DO ALLEGATIONS OF INTENTIONAL UNWELCOME CONDUCT INCLUDING TOUCHING IN A SEXUAL MANNER AND SEXUALLY OFFENSIVE COMMENTS CONSTITUTE AN “OCCURRENCE” UNDER FLORIDA LAW FOR PURPOSES OF INSURANCE COVERAGE?
DO PLEADINGS OF UNWELCOME CONDUCT INCLUDING TOUCHING IN A SEXUAL MANNER AND SEXUALLY OFFENSIVE CONDUCT FALL WITHIN THE BUSINESS EXCEPTION TO COVERAGE WHEN THE ALLEGED CONDUCT OCCURRED IN THE WORKPLACE IN THE CONTEXT OF AN EMPLOYER-EMPLOYEE RELATIONSHIP BUT DID NOT PERTAIN TO THE PURPOSE OF THE BUSINESS? *1338ARE ALLEGATIONS OF INTENTIONAL INVASIONS OF PRIVACY EXCLUDED FROM COVERAGE BY AN INTENTIONAL ACTS EXCEPTION WHEN THE POLICY EXPRESSLY PROVIDES COVERAGE FOR INVASIONS OF PRIVACY?

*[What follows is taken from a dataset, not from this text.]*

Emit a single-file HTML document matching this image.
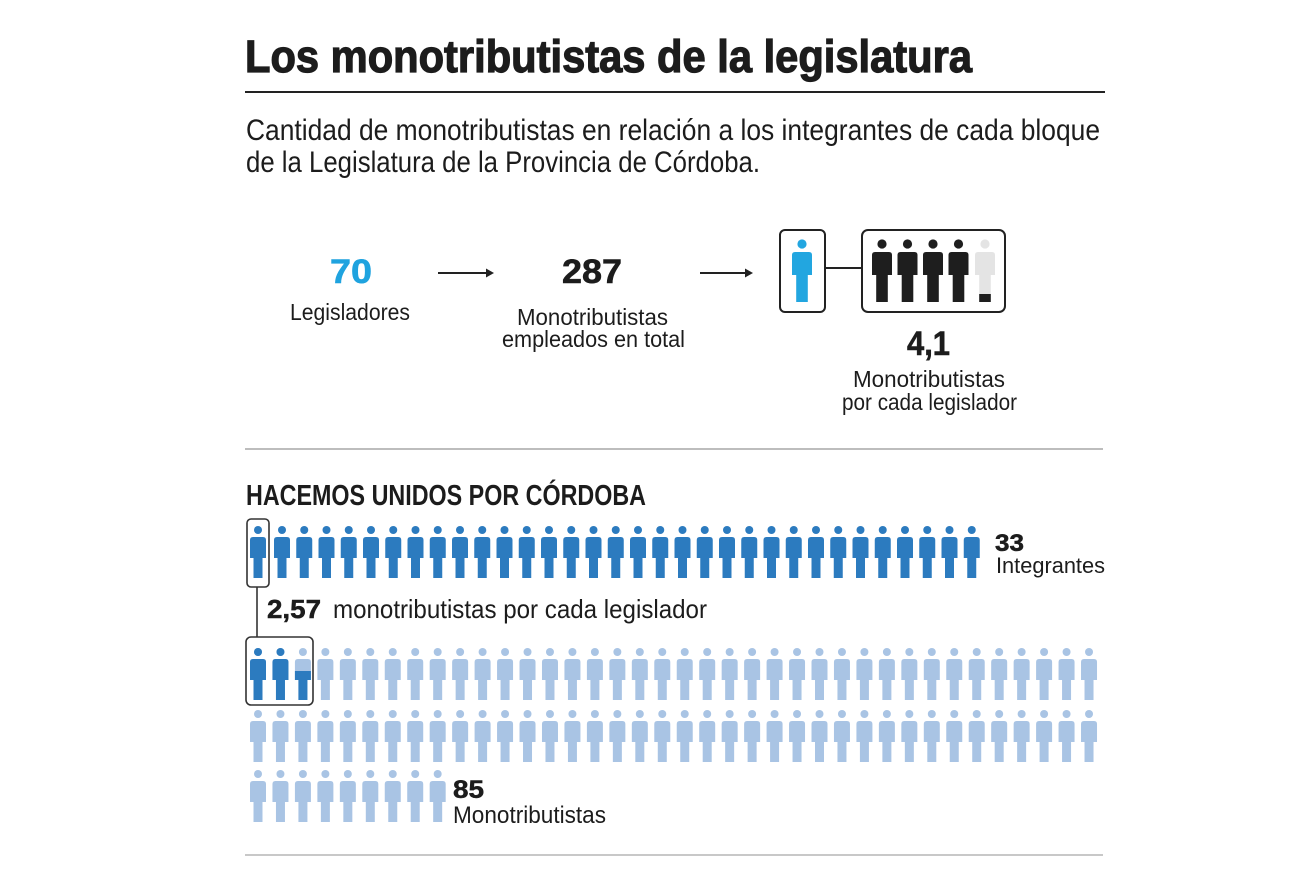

Our phrasing of these questions is not intended to limit the Supreme Court of Florida in considering the issues presented. The entire record in this case and the briefs of the parties shall be transmitted to the Supreme Court of Florida for assistance in answering these questions.

QUESTIONS CERTIFIED.

. Allstate also issued a Deluxe Plus Homeowners Policy to Victor Ginsberg. Ginsberg does not contend that there is a duty to defend under that policy.